CAMP
The Annotated “Gujarat and the Sea” Exhibition
The Annotated “Gujarat and the Sea” Exhibition is a collateral project within the larger body of work around the Indian Ocean, entitled Wharfage (2009-13) which has included over the years a radio event, several books and a film. “Boat Modes” (2009-12) dealt with the modalities of maritime life on ships and in ports between UAE, Southern Iran, India and Somalia, using photographs, texts and film based on mobile phone videos made by sailors. CAMP sees this work as a kind of historical intervention on the same subject. Their installation is a critique of the exhibition «Gujarat and the Sea» that took place in 2010 in the port town of Mandvi and traveled to Ahmedabad and Surat, in Gujarat, India. The exhibition brought together around 80 high quality digital reproductions of maps, photographs, and objects, mainly coming from prestigious British institutions (the British Library collection, the UK National Maritime Museum) and private collections, with licensed permission to be shown only over three months. Organized by a well-known Gujarati cultural group, with a British curator, a Kutch-based NGO partner, and financial support from the local government, the project obviously had multinational interests and conveyed a nostalgic representation of a past golden maritime era.
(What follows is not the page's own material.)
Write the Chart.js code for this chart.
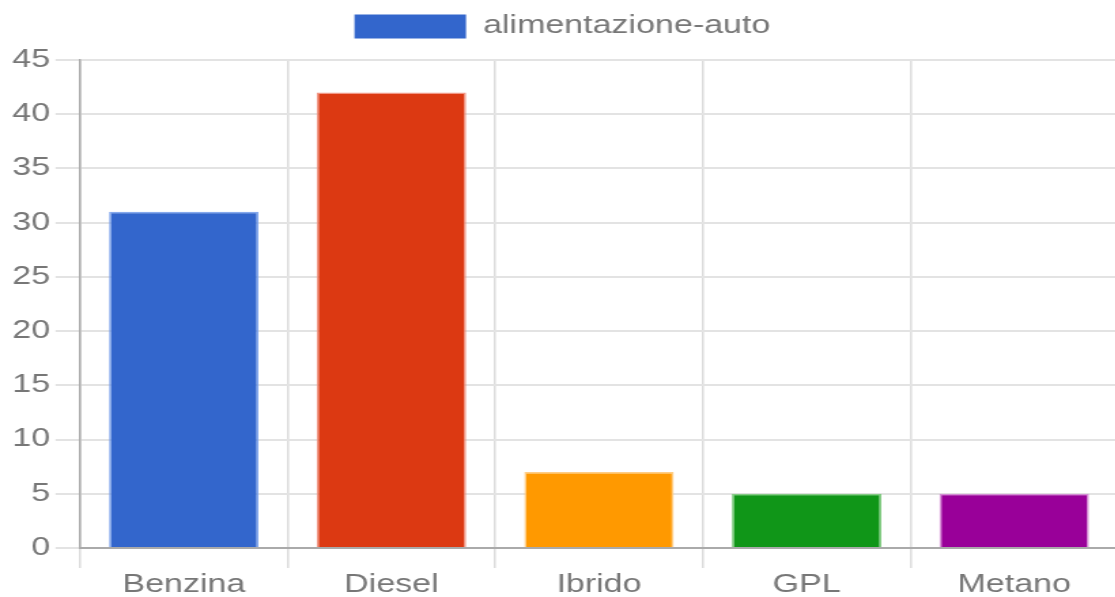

Having conducted research on contemporary Gujarati seafaring activity, CAMP’s intention was to highlight that many more layers of this story can unfold, including the fact that boat ownership has shifted from dominantly Hindu trader communities to Muslim sailor ones. In this collage work, CAMP is literally annotating, cropping, layering, and extending “Gujarat and the Sea” in order to create a debate, bringing a contemporary and anticolonial perspective. The work offers a comment on the production of images within art history, and edits the official historiography proposed by the quoted exhibition: the peculiar frames designed for the work mimic the brackets of a quote. CAMP’s use of unauthorized copies of the exhibition is consistent with the pirate spirit present in most of their works.